This diary will be difficult going and will challenge your fundamental American and liberal sensibilities. The inevitable conclusion of what I am to describe will be the regulation and if necessary the suppression of churches in Africa and the banning of evangelical christian “missionaries” or ministers from travelling either to or from Africa to the US and Europe.

The unfortunate fact is that evangelical chrisitanity has been overlaid on traditional African belief systems and has produced a number of splinter churches which sanction the abuse and killing of children. Today in Britain three people were convicted of severe abuse of a girl who was lucky to survive, another died a five years ago. Both were beaten in the belief they were witches, based on the teachings of these churches.
This BBC report about the reactions of the National Society for the Prevention of Cruelty to Children (NSPCC) gives a very brief idea of the abuse suffered by the child in today’s case.

The child, who is now 10, described how she was put into a zip-up laundry bag and told she would be “thrown away” into a river.

The abuse she suffered began in 2003 when a boy told his mother that the girl had been using witchcraft.

The cruelty she was subjected to included being cut with a knife and being beaten with a belt and shoe.

The orphan, who was brought to Britain in 2002 by her 38-year-old aunt from Angola after her parents died, also had chilli peppers rubbed in her eyes to “beat the devil out of her” at a flat in Hackney, east London.

Child protection workers in the area of London this happened in know of at least four other cases locally where such abuses are suspected.

The situation is on two levels. One is the dellusional beliefs of the carers and the other are the splinter churches which prey on the minds and pocket books of those vulnerable to their preaching. What these pastors seem to promise is material attainment for the poorest and miracle cures for the sick and “possessed”. Other cases that have come to light in the UK are barren women being taken to Africa to “give birth” to miracle children who share no DNA markers with the supposed parents. In other congregations, members hand over large sums of money in the hope that they will receive the same riches the pastor has.

If these seem familiar to Americans with any knowledge of the Bakers of other televangelists, they share the same roots. I am willing to freely assert these have nothing to do with any religion, let alone that of the carpenter from Nazareth, but everything to do with power, control and greed. While it is probably impossible to protect adults against their own gullibility, the question become how far it is necessary to restrict their religious liberties in order to protect the children. There do seem to be cultural peculiarities that means most of those involved are black Africans. Any legal restrictions are bound to affect that group more heavily than others.

If this seems a racist proposal, tough.
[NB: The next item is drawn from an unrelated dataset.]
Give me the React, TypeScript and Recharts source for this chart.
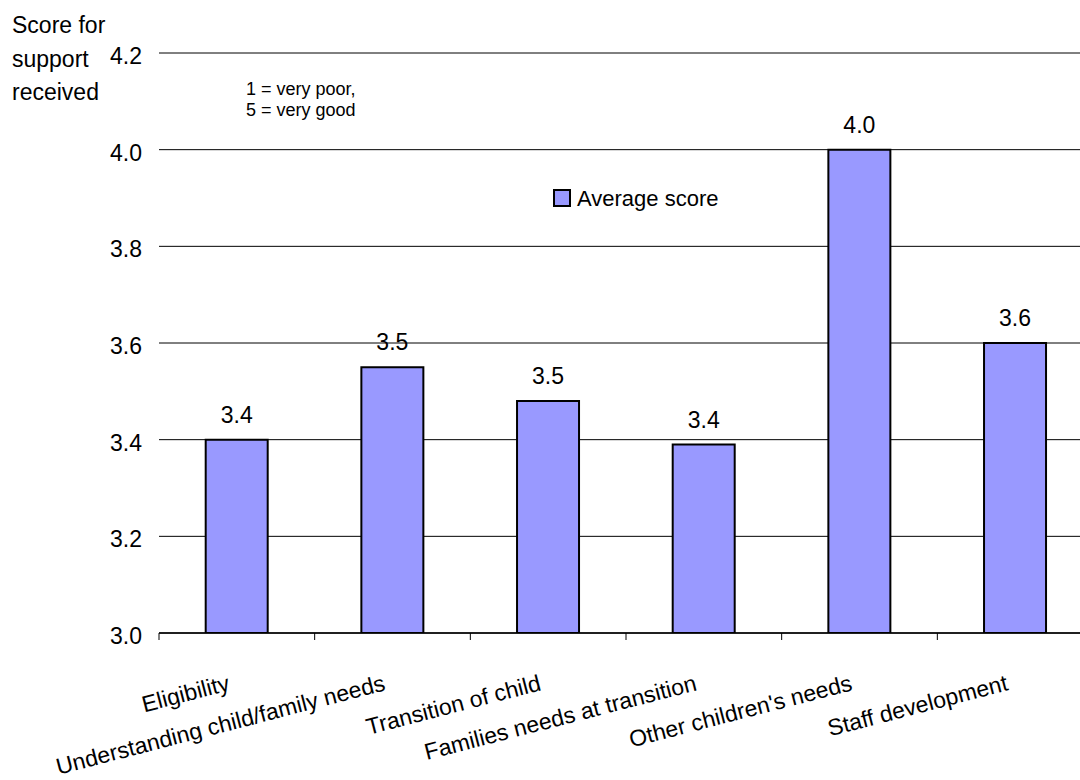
import React from "react";
import { BarChart, Bar, XAxis, YAxis, CartesianGrid, LabelList, Legend } from "recharts";

const categories = [
  "Eligibility",
  "Understanding child/family needs",
  "Transition of child",
  "Families needs at transition",
  "Other children's needs",
  "Staff development",
];
const averageScores = [3.4, 3.55, 3.48, 3.39, 4.0, 3.6];
const yTicks = [3.0, 3.2, 3.4, 3.6, 3.8, 4.0, 4.2];
const seriesName = "Average score";
const yTitleLines = ["Score for", "support", "received"];
const noteLines = ["1 = very poor,", "5 = very good"];

const data = categories.map((c, i) => ({ category: c, score: averageScores[i] }));

const FONT = "'Liberation Sans', Arial, sans-serif";
const BAR_FILL = "#9999FF";

const XTick = (props: any) => {
  const { x, y, payload, index, width, visibleTicksCount } = props;
  const count = visibleTicksCount || categories.length;
  const band = (typeof width === "number" && width > 0 ? width : 934) / count;
  const axisY = y - 7;
  const left = x - band / 2;
  const right = x + band / 2;
  const ax = x - 6;
  const ay = axisY + 57;
  return (
    <g>
      <line x1={left} x2={left} y1={axisY} y2={axisY + 7} stroke="#000" strokeWidth={1} />
      {index === count - 1 && (
        <line x1={right} x2={right} y1={axisY} y2={axisY + 7} stroke="#000" strokeWidth={1} />
      )}
      <text
        x={ax}
        y={ay}
        textAnchor="end"
        fontSize={23}
        fontFamily={FONT}
        fill="#000"
        transform={`rotate(-14.5, ${ax}, ${ay})`}
      >
        {payload.value}
      </text>
    </g>
  );
};

const YTick = (props: any) => {
  const { x, y, payload } = props;
  return (
    <text x={x} y={y + 11} textAnchor="end" fontSize={23} fontFamily={FONT} fill="#000">
      {Number(payload.value).toFixed(1)}
    </text>
  );
};

const LegendContent = () => (
  <div style={{ display: "flex", alignItems: "center", fontFamily: FONT, fontSize: 22, color: "#000" }}>
    <svg width={20} height={20} style={{ marginRight: 4 }}>
      <rect x={1} y={1} width={16} height={16} fill={BAR_FILL} stroke="#000" strokeWidth={2} />
    </svg>
    <span>{seriesName}</span>
  </div>
);

export default function App() {
  return (
    <div
      style={{
        position: "absolute",
        left: 0,
        top: 0,
        width: 1080,
        height: 780,
        overflow: "hidden",
        background: "#fff",
        fontFamily: FONT,
      }}
    >
      <BarChart
        width={1100}
        height={780}
        data={data}
        margin={{ top: 53, right: 7, bottom: 0, left: 0 }}
        barCategoryGap="30%"
      >
        <CartesianGrid horizontal vertical={false} stroke="#000" strokeWidth={1} />
        <XAxis
          dataKey="category"
          interval={0}
          height={147}
          tickLine={false}
          tickSize={7}
          tickMargin={0}
          axisLine={{ stroke: "#000", strokeWidth: 1.5 }}
          tick={<XTick />}
        />
        <YAxis
          domain={[3.0, 4.2]}
          ticks={yTicks}
          type="number"
          width={159}
          axisLine={false}
          tickLine={false}
          tickSize={0}
          tickMargin={17}
          tick={<YTick />}
          allowDataOverflow
        />
        <Legend
          layout="horizontal"
          verticalAlign="middle"
          align="center"
          content={<LegendContent />}
          wrapperStyle={{ position: "absolute", left: 553, top: 186, width: 200, height: 30 }}
        />
        <Bar
          dataKey="score"
          name={seriesName}
          fill={BAR_FILL}
          stroke="#000"
          strokeWidth={2}
          isAnimationActive={false}
        >
          <LabelList
            dataKey="score"
            position="top"
            offset={17}
            fontSize={23}
            fontFamily={FONT}
            fill="#000"
            formatter={(v: any) => Number(v).toFixed(1)}
          />
        </Bar>
      </BarChart>
      <svg
        width={400}
        height={130}
        style={{ position: "absolute", left: 0, top: 0, pointerEvents: "none" }}
      >
        {yTitleLines.map((t, i) => (
          <text key={t} x={12} y={33 + i * 33.5} fontSize={23} fontFamily={FONT} fill="#000">
            {t}
          </text>
        ))}
        {noteLines.map((t, i) => (
          <text key={t} x={246} y={95 + i * 21} fontSize={18} fontFamily={FONT} fill="#000">
            {t}
          </text>
        ))}
      </svg>
    </div>
  );
}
I take my lead from the motto of one institution the girl would have been at and the inscription over another. Great Ormond Street Hospital for Children (GOSH) is world famous and she would have been in their area. JM Barrie bequeathed the rights to Peter Pan to the hospital so every time you buy that Disney video, a small amount goes to them. Their motto is “The Child, First and Always”. Over the doors of the Central Criminal Court (the Old Bailey) where the trial took place is written “Protect the children of the poor and punish the wrongdoer”. In these cases. those are the principles I work by.